Flash forward to the propofol shortage. As anesthesiologists, we all use propofol commonly for induction, for total intravenous anesthesia (TIVA), as a low-dose background infusion with volatile agents, with neuraxial anesthesia as a sedating agent, and for garden variety sedation—mild, moderate and deep. Originally, we had brand name Diprivan, then propofol with metabisulfite, then big bottles or just small bottles, and then none available at all. Later, we had Propoven from Germany, then Diprivan again, and now we use propofol with EDTA.

This series of changes and substitutions was all very frustrating and stimulated me to wonder why, after so many years of reliable drug supplies, we were seeing these kinds of “back orders.” Then one day, succinylcholine or “sux,” was unavailable. The pharmacy and also certain areas within the hospital, like the Labor and Delivery (L&D) area, were holding supplies in reserve for dire airway emergencies. Of course many anesthesiologists no longer use sux, but I do, and I believe it is a very useful drug when you need it. No other drug is an effective substitute. On one occasion, when our hospital was facing a shortage of succinylcholine, I raided the hidden stockpile in L&D for an emergent case in our OR. Fortunately, sux came back into supply.

Next came an announcement that supplies of neostigmine would be very limited, and it then disappeared from our anesthesia carts. I had to adjust my technique, by using low dosage cis-atracurium, or no relaxant at all. There was an instance however, where I had a case which finished more quickly than anticipated, and I had to sit and wait for the relaxant to wear off. The patient had a difficult airway, was morbidly obese, and had sleep apnea and asthma, so I was not simply going to put her on a “blower.” Instead, I waited and used tincture of time instead of tincture of a reversal agent. Not only was there no neostigmine, but no edrophonium, and also no pyridostigmine. I heard about a Department Chair at a prominent academic institution amassing a closetful of neostigmine vials, in reaction to the shortage. There was physostigmine, which one of my partners used, but the potential for too many side effects kept me from trying it in my population of geriatric patients.

During this time of shortages, health care professionals may sometimes let their guard down when drugs reappear. I know of a situation in a prestigious hospital in Orange County where succinylcholine 100 mg/ml got stocked on an anesthesia cart, but it looked just like the usual 20 mg/ml vial, which had been previously supplied. The stronger concentration never was administered to a patient because an alert anesthesiologist caught the error, but consider what might have happened, and how many people overlooked the substitution in order for the drug to get to the anesthesia cart at all.

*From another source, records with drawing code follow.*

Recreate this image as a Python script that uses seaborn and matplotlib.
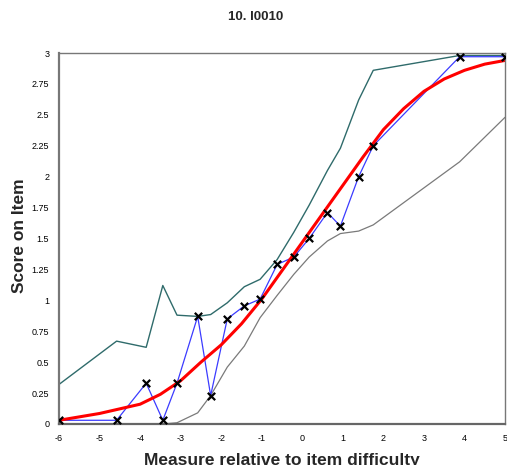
import numpy as np
import pandas as pd
import matplotlib
matplotlib.use("Agg")
import matplotlib.pyplot as plt
import seaborn as sns

# === Data ===
obs_x = [-6.0, -4.58, -3.85, -3.44, -3.09, -2.58, -2.26, -1.85, -1.43, -1.04,
         -0.62, -0.21, 0.17, 0.62, 0.94, 1.39, 1.75, 3.88, 5.0]
obs_score = [0.03, 0.03, 0.33, 0.03, 0.33, 0.87, 0.23, 0.85, 0.955, 1.01,
             1.29, 1.35, 1.50, 1.71, 1.60, 2.00, 2.25, 2.97, 2.97]
upper_ci = [0.32, 0.67, 0.62, 1.12, 0.88, 0.87, 0.885, 0.98, 1.11, 1.17,
            1.33, 1.55, 1.77, 2.05, 2.23, 2.62, 2.86, 2.98, 2.98]
lower_ci = [0.0, 0.0, 0.0, 0.0, 0.01, 0.09, 0.23, 0.46, 0.63, 0.86,
            1.04, 1.21, 1.35, 1.48, 1.54, 1.56, 1.61, 2.12, 2.48]

model_x = [-6.0, -5.0, -4.0, -3.5, -3.0, -2.5, -2.0, -1.5, -1.0, -0.5,
           0.0, 0.5, 1.0, 1.5, 2.0, 2.5, 3.0, 3.5, 4.0, 4.5, 5.0]
model_score = [0.03, 0.085, 0.16, 0.24, 0.35, 0.50, 0.64, 0.81, 1.01, 1.24,
               1.47, 1.70, 1.93, 2.16, 2.38, 2.55, 2.69, 2.79, 2.86, 2.91, 2.94]

x_ticks = [-6, -5, -4, -3, -2, -1, 0, 1, 2, 3, 4, 5]
y_ticks = [0, 0.25, 0.5, 0.75, 1, 1.25, 1.5, 1.75, 2, 2.25, 2.5, 2.75, 3]
y_tick_labels = ["0", "0.25", "0.5", "0.75", "1", "1.25", "1.5", "1.75",
                 "2", "2.25", "2.5", "2.75", "3"]

obs = pd.DataFrame({"x": obs_x, "score": obs_score,
                    "upper": upper_ci, "lower": lower_ci})
model = pd.DataFrame({"x": model_x, "score": model_score})

# === Plot ===
sns.set_style("white")
plt.rcParams["font.family"] = ["Liberation Sans", "DejaVu Sans"]

fig = plt.figure(figsize=(5.07, 4.65), dpi=100)
ax = fig.add_axes([0.1164, 0.0882, 0.8797, 0.7978])

sns.lineplot(data=obs, x="x", y="upper", ax=ax, color="#2f6b6b", lw=1.0, sort=False)
sns.lineplot(data=obs, x="x", y="lower", ax=ax, color="#7a7a7a", lw=0.9, sort=False)
sns.lineplot(data=obs, x="x", y="score", ax=ax, color="#3b3bff", lw=0.9, sort=False)
sns.lineplot(data=model, x="x", y="score", ax=ax, color="#ff0000", lw=2.2, sort=False)
sns.scatterplot(data=obs, x="x", y="score", ax=ax, marker="x", color="black",
                s=28, linewidth=1.6, zorder=5)

ax.set_xlim(-6, 5)
ax.set_ylim(0, 3)
ax.set_xticks(x_ticks)
ax.set_xticklabels([str(t) for t in x_ticks])
ax.set_yticks(y_ticks)
ax.set_yticklabels(y_tick_labels)
ax.tick_params(axis="both", direction="out", length=4, width=1, color="#555555",
               labelsize=6.5, labelcolor="black", pad=3)

for side in ["left", "bottom", "top", "right"]:
    ax.spines[side].set_visible(True)
    ax.spines[side].set_color("#777777")
    ax.spines[side].set_linewidth(1.0)
ax.spines["left"].set_linewidth(1.6)
ax.spines["bottom"].set_linewidth(1.6)
ax.spines["bottom"].set_color("#666666")

ax.set_xlabel("Measure relative to item difficulty", fontsize=12.5,
              fontweight="bold", va="center")
ax.xaxis.set_label_coords(0.5, -0.0997)
ax.set_ylabel("Score on Item", fontsize=12.5, fontweight="bold", va="center")
ax.yaxis.set_label_coords(-0.0886, 0.507)
fig.text(0.505, 1 - 17 / 465, "10. I0010", ha="center",
         va="center", fontsize=9.5, fontweight="bold")

fig.savefig("out.png", dpi=100)
plt.close(fig)
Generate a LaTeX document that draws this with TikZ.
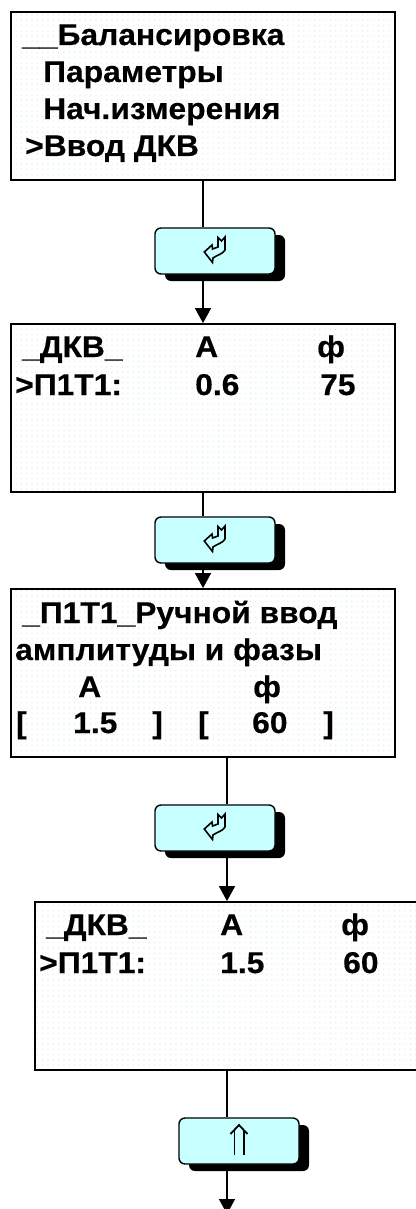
\documentclass[tikz,border=0pt]{standalone}
\usepackage{fontspec}
\setmainfont[BoldFeatures={FakeStretch=1.06,FakeBold=0.35}]{Liberation Sans}
\usetikzlibrary{arrows.meta,patterns.meta}
\definecolor{keycolor}{HTML}{C8FFFF}
\definecolor{dotcolor}{HTML}{C4F5C4}
\tikzset{
  screen/.style={draw,line width=1.8pt,preaction={fill=white},
    pattern={Dots[radius=0.6pt,distance=5.33pt]},pattern color=dotcolor,
    minimum width=384pt,minimum height=168pt,inner sep=0pt},
  keybtn/.style={draw,line width=1.4pt,fill=keycolor,rounded corners=6pt,
    minimum width=120pt,minimum height=46pt,inner sep=0pt},
  keyshade/.style={fill=black,rounded corners=6pt,
    minimum width=120pt,minimum height=46pt,inner sep=0pt},
  txt/.style={anchor=base west,inner sep=0pt,font=\bfseries\fontsize{30}{30}\selectfont},
  wire/.style={line width=1.5pt},
  arrowwire/.style={line width=1.5pt,-{Triangle[width=16pt,length=15pt]}},
  enterkey/.pic={
    \draw[line width=1.6pt,line join=miter,fill=keycolor] (-10.7,1) -- (-3,-6) -- (-2.5,-2) -- (3,-4) -- (3,-13.5)
      -- (6.5,-10) -- (10,-14) -- (10,-1) .. controls (8,3) and (2,4) .. (-2,7) -- (-2.5,11.5) -- cycle;
  },
  upkey/.pic={
    \draw[line width=1.8pt] (-8.5,-7) -- (0,-16) -- (8.5,-7);
    \draw[line width=1.8pt] (-4.6,-11) -- (-4.6,14);
    \draw[line width=1.8pt] (4.6,-11) -- (4.6,14);
  }
}
\begin{document}
\begin{tikzpicture}[x=1pt,y=-1pt]
  \useasboundingbox (0,0) rectangle (415,1209);
  % screens
  \node[screen] (box1) at (203,96) {};
  \node[screen] (box2) at (203,408) {};
  \node[screen] (box3) at (203,673) {};
  \node[screen] (box4) at (227,986) {};
  % keys
  \node[keyshade] (shade1) at (225,258) {};
  \node[keyshade] (shade2) at (225,547) {};
  \node[keyshade] (shade3) at (225,835) {};
  \node[keyshade] (shade4) at (249,1148) {};
  \node[keybtn] (btn1) at (215,251) {};
  \node[keybtn] (btn2) at (215,540) {};
  \node[keybtn] (btn3) at (215,828) {};
  \node[keybtn] (btn4) at (239,1141) {};
  \pic at (btn1.center) {enterkey};
  \pic at (btn2.center) {enterkey};
  \pic at (btn3.center) {enterkey};
  \pic at (btn4.center) {upkey};
  % connectors
  \coordinate (end4) at (227,1214);
  \draw[wire] (box1.south) -- ([xshift=-12pt]btn1.north);
  \draw[arrowwire] ([xshift=-12pt]btn1.south) -- (box2.north);
  \draw[wire] (box2.south) -- ([xshift=-12pt]btn2.north);
  \draw[arrowwire] ([xshift=-12pt]btn2.south) -- (box3.north);
  \draw[wire] ([xshift=24pt]box3.south) -- ([xshift=12pt]btn3.north);
  \draw[arrowwire] ([xshift=12pt]btn3.south) -- (box4.north);
  \draw[wire] (box4.south) -- ([xshift=-12pt]btn4.north);
  \draw[arrowwire] ([xshift=-12pt]btn4.south) -- (end4);
  % box1 text
  \node[txt] (m1) at (22,45) {\_\_Балансировка};
  \node[txt] (m2) at (43,82) {Параметры};
  \node[txt] (m3) at (43,119) {Нач.измерения};
  \node[txt] (m4) at (25,156) {>Ввод ДКВ};
  % box2 text
  \node[txt] (a1) at (22,357) {\_ДКВ\_};
  \node[txt] (a2) at (195,357) {А};
  \node[txt] (a3) at (317,357) {ф};
  \node[txt] (a4) at (15,395) {>П1Т1:};
  \node[txt] (a5) at (195,395) {0.6};
  \node[txt] (a6) at (320,395) {75};
  % box3 text
  \node[txt] (r1) at (22,623) {\_П1Т1\_Ручной ввод};
  \node[txt] (r2) at (15,660) {амплитуды и фазы};
  \node[txt] (r3) at (78,697) {А};
  \node[txt] (r4) at (253,697) {ф};
  \node[txt] (r5) at (16,733) {[};
  \node[txt] (r6) at (73,733) {1.5};
  \node[txt] (r7) at (152,733) {]};
  \node[txt] (r8) at (198,733) {[};
  \node[txt] (r9) at (252,733) {60};
  \node[txt] (r10) at (323,733) {]};
  % box4 text
  \node[txt] (b1) at (46,935) {\_ДКВ\_};
  \node[txt] (b2) at (220,935) {А};
  \node[txt] (b3) at (341,935) {ф};
  \node[txt] (b4) at (39,973) {>П1Т1:};
  \node[txt] (b5) at (220,973) {1.5};
  \node[txt] (b6) at (343,973) {60};
\end{tikzpicture}
\end{document}
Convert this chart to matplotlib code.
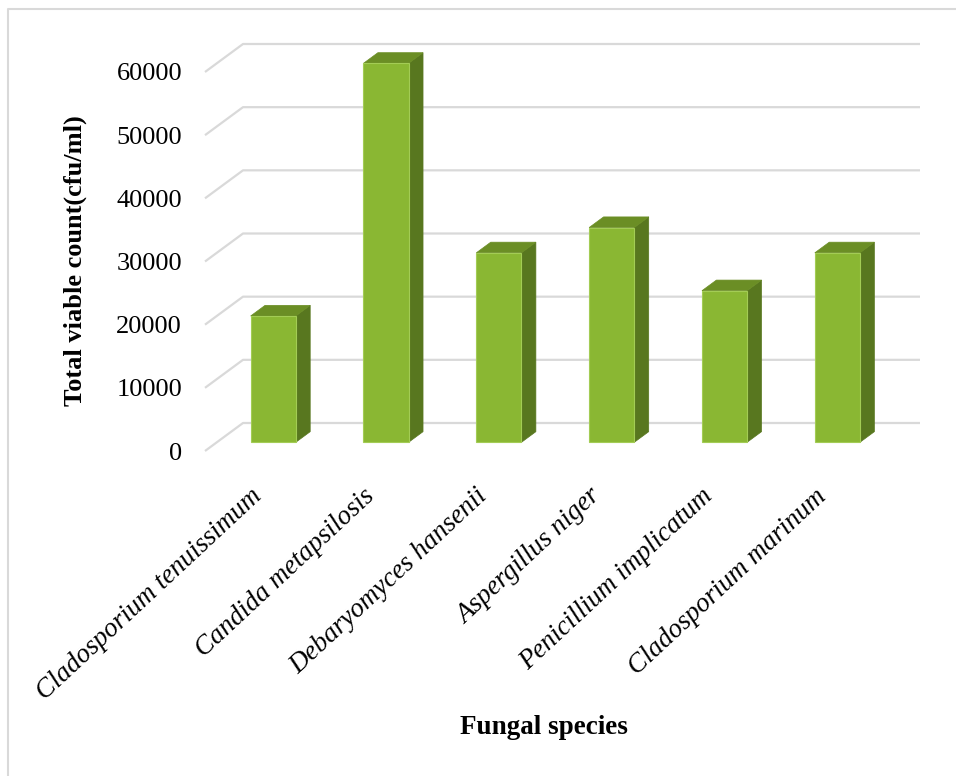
import matplotlib
matplotlib.use("Agg")
import matplotlib.pyplot as plt
import matplotlib.transforms as mtransforms
from matplotlib.patches import Polygon
from matplotlib.lines import Line2D

# fungal isolates and their total viable counts
species = ["Cladosporium tenuissimum", "Candida metapsilosis",
           "Debaryomyces hansenii", "Aspergillus niger",
           "Penicillium implicatum", "Cladosporium marinum"]
counts = [20000, 60000, 30000, 34000, 24000, 30000]
yticks = [0, 10000, 20000, 30000, 40000, 50000, 60000]

plt.rcParams['font.family'] = ['Liberation Serif', 'DejaVu Serif']

W, H = 956, 776
fig = plt.figure(figsize=(W / 100, H / 100), dpi=100)
ax = fig.add_axes([205 / W, (H - 451) / H, 677 / W, 379 / H])
ax.set_xlim(-0.5, len(species) - 0.5)
ax.set_ylim(0, 60000)
for s in ax.spines.values():
    s.set_visible(False)
ax.patch.set_visible(False)

# depth of the 3d box, given in pixels and turned into data units
pts = ax.transData.transform([(0, 0), (1, 10000)])
cat_px = pts[1, 0] - pts[0, 0]
val_px = (pts[1, 1] - pts[0, 1]) / 10000
dx = 38 / cat_px
dy = 28 / val_px

grid_col = '#D9D9D9'
x_end = len(species) - 0.5
for v in yticks:
    ax.plot([-0.5, -0.5 + dx, x_end + dx], [v, v + dy, v + dy],
            color=grid_col, lw=1.6, clip_on=False, zorder=1,
            solid_capstyle='butt')

# 3d columns: front face, top and right side
front_col = '#8AB733'
top_col = '#6B8E25'
side_col = '#58771F'
d0, d1 = 0.31, 0.69
half = 0.2
for i, c in enumerate(counts):
    x0 = i - half + d0 * dx
    x1 = i + half + d0 * dx
    y0 = d0 * dy
    yt = c + d0 * dy
    ox = (d1 - d0) * dx
    oy = (d1 - d0) * dy
    side = Polygon([(x1, y0), (x1 + ox, y0 + oy), (x1 + ox, yt + oy), (x1, yt)],
                   closed=True, fc=side_col, ec=side_col, lw=0.5,
                   clip_on=False, zorder=3)
    top = Polygon([(x0, yt), (x1, yt), (x1 + ox, yt + oy), (x0 + ox, yt + oy)],
                  closed=True, fc=top_col, ec=top_col, lw=0.5,
                  clip_on=False, zorder=3)
    front = Polygon([(x0, y0), (x1, y0), (x1, yt), (x0, yt)],
                    closed=True, fc=front_col, ec='#A3CC55', lw=0.8,
                    clip_on=False, zorder=4)
    ax.add_patch(side)
    ax.add_patch(top)
    ax.add_patch(front)

ax.set_yticks(yticks)
ax.set_yticklabels([str(v) for v in yticks], fontsize=19)
ax.tick_params(axis='y', length=0, pad=16.5)
ax.set_xticks([])

lab_tr = mtransforms.offset_copy(ax.transData, fig=fig, x=-3, y=-42, units='dots')
for i, name in enumerate(species):
    ax.text(i, 0, name, transform=lab_tr, rotation=43, rotation_mode='anchor',
            ha='right', va='center', fontsize=19.5, style='italic')

fig.text(75 / W, 1 - 261 / H, "Total viable count(cfu/ml)", rotation=90,
         ha='center', va='center', fontsize=19, fontweight='bold')
fig.text(544 / W, 1 - 728 / H, "Fungal species",
         ha='center', va='center', fontsize=19.5, fontweight='bold')

# chart border
fig.add_artist(Line2D([8 / W, 8 / W, 1], [0, 1 - 9 / H, 1 - 9 / H],
                      transform=fig.transFigure, color=grid_col, lw=1.5))

fig.savefig('out.png', dpi=100)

Changing routine is not good for patient safety, and these shortages force anesthesiologists, on short notice, to employ techniques they have put aside for years. Sux drip anyone?

ASA co-convened a drug shortage summit of stakeholders in November 2010. It was determined that there are multiple factors contributing to drug shortages: raw material and supply chain problems, contamination issues and patent and profitability issues, to name a few. As a result, there are now FDA and hospital pharmacists’ web pages listing drugs in short supply. There is a Government Accountability Office (GAO) investigation underway. The ASA put the issue of drug shortages on the agenda for the ASA Legislative Conference, in part perhaps because our own Dr. Paul Yost pushed to have the issue raised there. Bill SB 296, the "Preserving Access to Life-Saving Medications Act," introduced by Minnesota Senator Amy Klobuchar, intends to improve the FDA’s ability to prevent drug product shortages by establishing requirements for notification and contingency plans by drug manufacturers. The CSA and ASA have taken concerns to the Hill and asked for relief, perhaps by regulation, perhaps by legislation. This problem is ongoing. Talk to the pharmacists at your hospital. Ask questions and stay informed.